The Advantages of a Carburetor

"Carburetors will become obsolete in seven to eight years." That's what Jim McFarland said in the February 2009 issue of Car Craft, and the auto industry has been echoing that sentiment for some time now, more than 20 years, in fact. While there may be newer and more sophisticated options, there may never be one to match the carburetor for versatility and performance at anything approaching its cost.

Cheaper to Buy

  • Above and beyond all else, the carburetor's trump card is its low cost of buy-in, maintenance and modification. Consider this: an Edelbrock 3520 Pro-Flo XT electronic fuel injection kit (complete with manifold, injectors and fuel pump) retails for about $3,900 as of October 2010 and can support about 450 horsepower. A comparable Edelbrock Performer RPM carburetor and intake manifold package capable of supporting the same horsepower will run you under $850. That epic price gap is fairly representative of the automotive aftermarket, where a full EFI (electronic fuel injection) package will typically run four to five times more than its carbureted equivalent.

Cheaper to Tune

  • On the high end, a carburetor re-jetting kit might cost you as much as $50; the average computer chip with a pre-installed fuel map costs more than $200. Here's what you get for your $200: a fuel map calibrated to exactly the specs that you gave the manufacturer without any margin for error when applied to future modifications. To change the program, you'll need to either send the chip back to the manufacturer or buy a tuner or tuning software for about $500. To adjust for modifications with a carburetor, you simply swap in a few new needle valves and jets from your kit.

Easier to Tune

  • The only difference in difficulty between tuning a carburetor and tuning an EFI system is that you can tune an EFI setup without ruining your manicure. But make no mistake: what difficulty EFI lacks in terms of manual labor it more than makes up for in complexity and a lack of margin for error. The carburetor's much-maligned lack of precision works to its benefit, increasing the margin of error far past what more finicky fuel systems could tolerate.
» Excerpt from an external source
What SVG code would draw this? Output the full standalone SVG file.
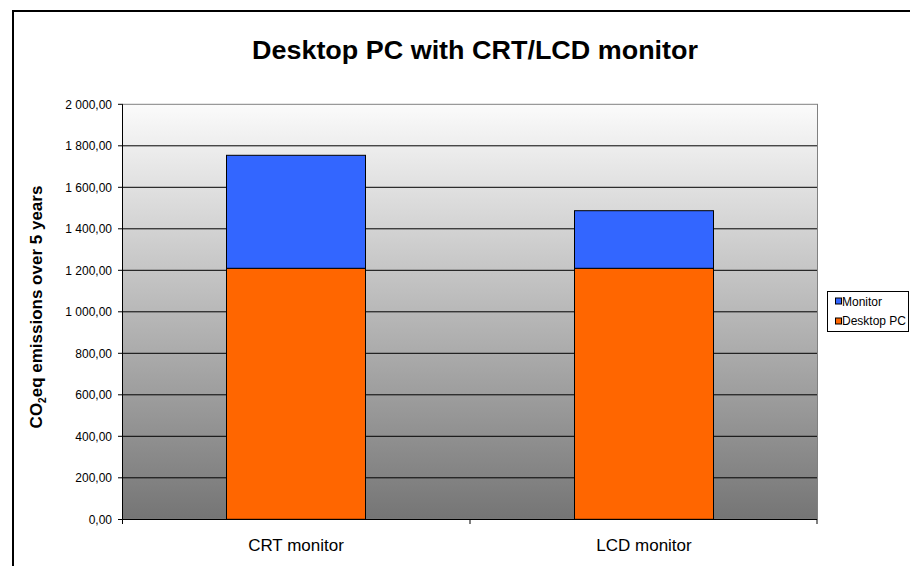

Works with Forced Induction

  • Electronic fuel injection was, in large part, developed to enhance the viability of smaller displacement, turbocharged engines in replacing the fuel-hungry V8s of decades before. While fuel injection is still better suited to this task than carburetors, modern engineering and advancements in carb design have made these mechanical fuel mixers quite competitive with fuel injection in terms of drivability, flexibility under boost and reliability. Quite aside from that, the aftermarket offers a number of electronic fuel enrichment systems that help to close the gap even further between carburetors and fuel injection systems.